When I tried controlling for these factors in a simple multivariate model, healthcare spending was more strongly associated with change in life expectancy than was elderly vaccination. On the other hand, obesity was not associated with change in life expectancy.

One could interpret these findings as showing that healthcare spending is the true causal variable, and elderly vaccination barely matters. However, I suspect that because the sample comprises only 30 countries, it is not possible to disentangle the effects of elderly vaccination and healthcare spending. (Perhaps some third factor causes both low elderly vaccination and less healthcare spending.)

To get a slightly larger sample, I turned to U.S. states – which provide another useful setting for testing claims about vaccine effectiveness.

Data on % of over 65s double-vaccinated by July 2021 were taken from the CDC, as were data on all-cause deaths among over 65s. To calculate excess mortality, I subtracted average deaths in 2020–21 from the average in 2015–2019, and then divided the answer by the average in 2015–2019 (and multiplied by 100).

The chart below plots excess mortality against elderly vaccination. As before, the relationship is very strong: in the most-vaccinated states excess mortality was less than 15%, whereas in the least-vaccinated states it was more than 20%.

The sample comprises U.S. states.

When I tried controlling for healthcare spending and obesity in a multivariate model, neither factor was strongly associated with excess mortality. By contrast, elderly vaccination was a consistently strong predictor.  

In other words: in the larger US sample, the correlation between elderly vaccination and excess mortality can’t be explained by either obesity or healthcare spending. Perhaps there’s another variable that can explain the association, but it’s hard to imagine what it might be. (Neither age or racial demographics is going to work.)
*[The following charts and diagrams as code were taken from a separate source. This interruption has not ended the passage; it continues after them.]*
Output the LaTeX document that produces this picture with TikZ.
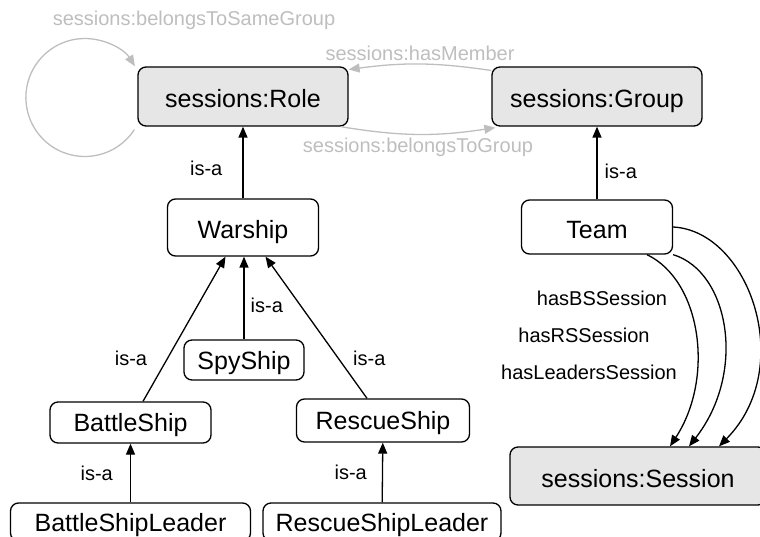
\documentclass[tikz,border=0pt]{standalone}
\usepackage{fontspec}
\setmainfont{Liberation Sans}
\usetikzlibrary{arrows.meta}
\definecolor{classfill}{HTML}{E6E6E6}
\definecolor{relgray}{HTML}{BEBEBE}
\tikzset{cls/.style={draw,rounded corners=8pt,line width=1.3pt,inner sep=0pt,
		text height=18pt,text depth=0pt,font=\fontsize{25}{30}\selectfont},
	big/.style={text height=23pt},
	ext/.style={cls,big,fill=classfill},
	lbl/.style={font=\fontsize{20}{24}\selectfont,inner sep=0pt}}

\begin{document}
\begin{tikzpicture}[x=1pt,y=1pt]
	\useasboundingbox (0,0) rectangle (760,536);
	\begin{scope}[every node/.style={cls}]
		\node[ext,minimum width=210pt,minimum height=59pt] (Role) at (243,439.5) {sessions:Role};
		\node[ext,minimum width=210pt,minimum height=59pt] (Group) at (597,439.5) {sessions:Group};
		\node[big,minimum width=151pt,minimum height=57pt] (Warship) at (243,308.5) {Warship};
		\node[big,minimum width=151pt,minimum height=54pt] (Team) at (597,309) {Team};
		\node[minimum width=120pt,minimum height=40pt] (SpyShip) at (244,176) {SpyShip};
		\node[minimum width=161pt,minimum height=41pt] (BattleShip) at (130.5,113.5) {BattleShip};
		\node[minimum width=173pt,minimum height=43pt] (RescueShip) at (383,115.5) {RescueShip};
		\node[minimum width=240pt,minimum height=38pt] (BattleShipLeader) at (130.5,14) {BattleShipLeader};
		\node[minimum width=238pt,minimum height=38pt] (RescueShipLeader) at (382,14) {RescueShipLeader};
		\node[ext,minimum width=256pt,minimum height=58pt] (Session) at (638,60) {sessions:Session};
	\end{scope}
	\begin{scope}[>={Triangle[length=11pt,width=9pt]},
		every node/.style={lbl},
		every edge/.style={draw,line width=1.3pt}]
		\path [->] (Warship) edge node[pos=.42,left=20pt]{is-a} (Role);
		\path [->] (Team) edge node[pos=.38,right=7pt]{is-a} (Group);
		\path [->] ([xshift=12.5pt]BattleShip.north) edge node[pos=.3,left=20pt]{is-a} ([xshift=-17.5pt]Warship.south);
		\path [->] (SpyShip) edge node[pos=.41,right=6pt]{is-a} ([xshift=1pt]Warship.south);
		\path [->] ([xshift=-16pt]RescueShip.north) edge node[pos=.28,right=14pt]{is-a} ([xshift=22.5pt]Warship.south);
		\path [->] (BattleShipLeader) edge node[left=17pt]{is-a} (BattleShip);
		\path [->] (RescueShipLeader) edge node[left=15pt]{is-a} (RescueShip);
		% team sessions
		\draw [->,line width=1.3pt] ([xshift=50pt]Team.south) .. controls +(54,-26) and +(45,69) .. ([xshift=32pt]Session.north);
		\draw [->,line width=1.3pt] (Team.south east) .. controls +(56,-17) and +(58,74) .. ([xshift=51pt]Session.north);
		\draw [->,line width=1.3pt] (Team.east) .. controls +(76,-4) and +(78,79) .. ([xshift=81pt]Session.north);
		\node (lblBS) at (602,238) {hasBSSession};
		\node (lblRS) at (584,201) {hasRSSession};
		\node (lblLeaders) at (589,164) {hasLeadersSession};
	\end{scope}
	\begin{scope}[>={Triangle[length=11pt,width=9pt]},draw=relgray,
		every node/.style={lbl,text=relgray},
		every edge/.style={draw=relgray,line width=1.3pt}]
		\path [->] ([yshift=26pt]Group.west) edge[bend right=8] node[above=3pt]{sessions:hasMember} ([yshift=27pt]Role.east);
		\path [->] ([xshift=-8pt]Role.south east) edge[bend right=9] node[below=3pt]{sessions:belongsToGroup} ([xshift=4pt,yshift=-1pt]Group.south west);
		\draw [->,relgray,line width=1.3pt] ([xshift=-3pt,yshift=-3pt]Role.south west) arc[start angle=-33,end angle=-328,radius=59];
		\node (lblSame) at (194,516) {sessions:belongsToSameGroup};
	\end{scope}
\end{tikzpicture}
\end{document}
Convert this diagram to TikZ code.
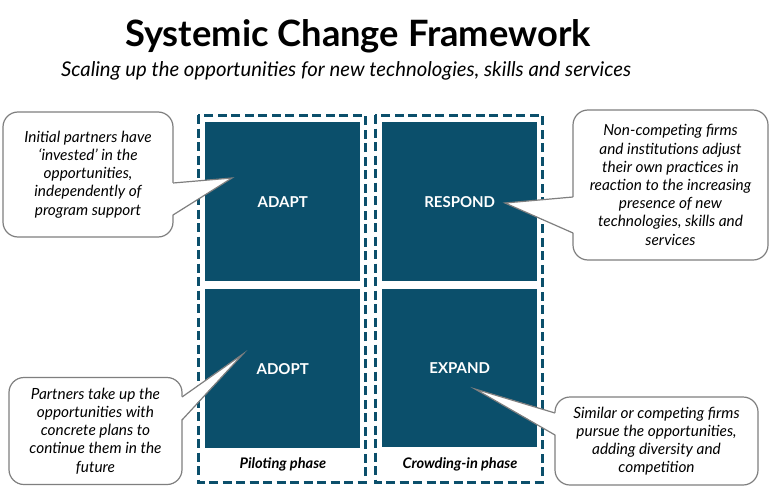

As mentioned above, none of the results change substantially when excluding the 2020 mortality data. In fact, elderly vaccination is a more robust predictor in the European sample.

To sum up, elderly vaccination is strongly correlated with excess mortality in both Europe and America. The association is robust to controlling for obesity and healthcare spending in the American sample, though it diminishes substantially in the European sample. The latter result may be due to the small sample size, making it hard to disentangle the effects of correlated predictors.
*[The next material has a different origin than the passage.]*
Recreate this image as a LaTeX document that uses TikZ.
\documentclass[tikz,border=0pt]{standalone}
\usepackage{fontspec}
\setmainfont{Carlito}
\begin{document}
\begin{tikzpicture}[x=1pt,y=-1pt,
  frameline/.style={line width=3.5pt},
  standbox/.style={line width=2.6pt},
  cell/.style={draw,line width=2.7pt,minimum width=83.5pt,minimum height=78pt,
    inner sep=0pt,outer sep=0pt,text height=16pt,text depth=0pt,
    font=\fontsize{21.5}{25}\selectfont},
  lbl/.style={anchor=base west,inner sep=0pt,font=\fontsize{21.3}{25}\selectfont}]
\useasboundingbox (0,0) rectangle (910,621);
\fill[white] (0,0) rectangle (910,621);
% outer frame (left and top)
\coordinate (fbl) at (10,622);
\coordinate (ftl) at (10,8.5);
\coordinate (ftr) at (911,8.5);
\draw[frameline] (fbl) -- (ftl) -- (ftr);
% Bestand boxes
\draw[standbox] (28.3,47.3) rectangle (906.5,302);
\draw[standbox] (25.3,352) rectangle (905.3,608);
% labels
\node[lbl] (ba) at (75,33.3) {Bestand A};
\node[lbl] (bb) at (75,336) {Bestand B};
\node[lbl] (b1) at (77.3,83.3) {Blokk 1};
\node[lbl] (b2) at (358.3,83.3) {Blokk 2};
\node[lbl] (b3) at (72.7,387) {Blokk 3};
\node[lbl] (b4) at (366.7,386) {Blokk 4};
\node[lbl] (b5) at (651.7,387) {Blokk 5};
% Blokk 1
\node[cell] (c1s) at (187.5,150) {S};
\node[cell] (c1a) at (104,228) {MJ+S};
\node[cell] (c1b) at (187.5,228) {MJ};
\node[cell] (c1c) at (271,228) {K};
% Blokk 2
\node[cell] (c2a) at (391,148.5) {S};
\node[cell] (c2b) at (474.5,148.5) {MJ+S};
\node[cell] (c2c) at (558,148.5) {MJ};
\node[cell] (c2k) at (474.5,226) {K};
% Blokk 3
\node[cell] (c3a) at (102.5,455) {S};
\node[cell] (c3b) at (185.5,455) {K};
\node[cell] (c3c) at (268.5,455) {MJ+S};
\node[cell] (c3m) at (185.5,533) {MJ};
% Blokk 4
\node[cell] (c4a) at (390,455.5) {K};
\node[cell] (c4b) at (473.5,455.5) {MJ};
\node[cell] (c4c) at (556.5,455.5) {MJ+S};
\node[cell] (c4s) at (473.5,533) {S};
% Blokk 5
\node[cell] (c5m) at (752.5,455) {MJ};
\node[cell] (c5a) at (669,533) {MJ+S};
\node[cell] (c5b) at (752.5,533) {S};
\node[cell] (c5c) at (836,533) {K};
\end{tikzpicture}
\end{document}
One issue my analysis doesn’t really address is waning. Perhaps the vaccines don’t protect against death after the first year, so if I’d included the 2022 mortality data, I would have found no correlation or a much-reduced one? While life expectancy data isn’t yet available, there’s little evidence that the most-vaccinated European countries saw outsize excess mortality last year.

Iceland is the only one that saw a major spike in excess mortality (though in recent weeks excess mortality has been negative). So while comparisons based on only 2020–21 data may somewhat overstate the association between elderly vaccination and excess mortality, it’s unlikely to be dramatically different when including the 2022 data.
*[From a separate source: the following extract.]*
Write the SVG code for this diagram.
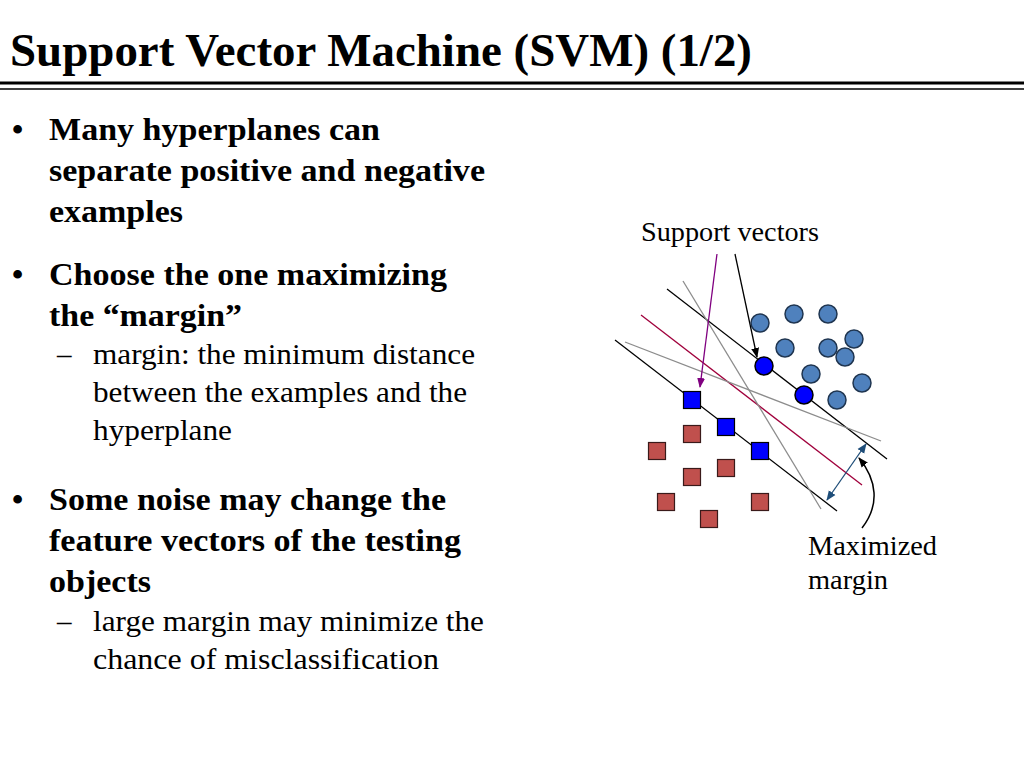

As another check, I obtained the ONS’s latest estimates of age-adjusted excess mortality, which encompass the period from January 2020 to July 2022. The chart below plots these estimates against elderly vaccination for 27 European countries. (They were not available for Germany, Ireland or Liechtenstein.)

The sample comprises 27 EEA countries.

The relationship is just as strong as before, indicating that any effect of waning during the first half of 2022 was minimal.

In any case, even if vaccine effectiveness against death wanes all the way to zero after several years, getting vaccinated would still have been the right choice for most elderly people, since two or more years represents a non-trivial increase in one’s lifespan.

The evidence suggests that vaccinating the elderly saved lives. Unlike lockdowns and mask mandates – which had little discernible impact while imposing huge costs on society – elderly vaccination appears to have made a tangible difference. (There is no correlation between lockdowns and excess mortality across European countries or U.S. states.)

Focussed protection culminating in voluntary vaccination of high-risk groups was the right strategy all along – just as the Great Barrington authors argued.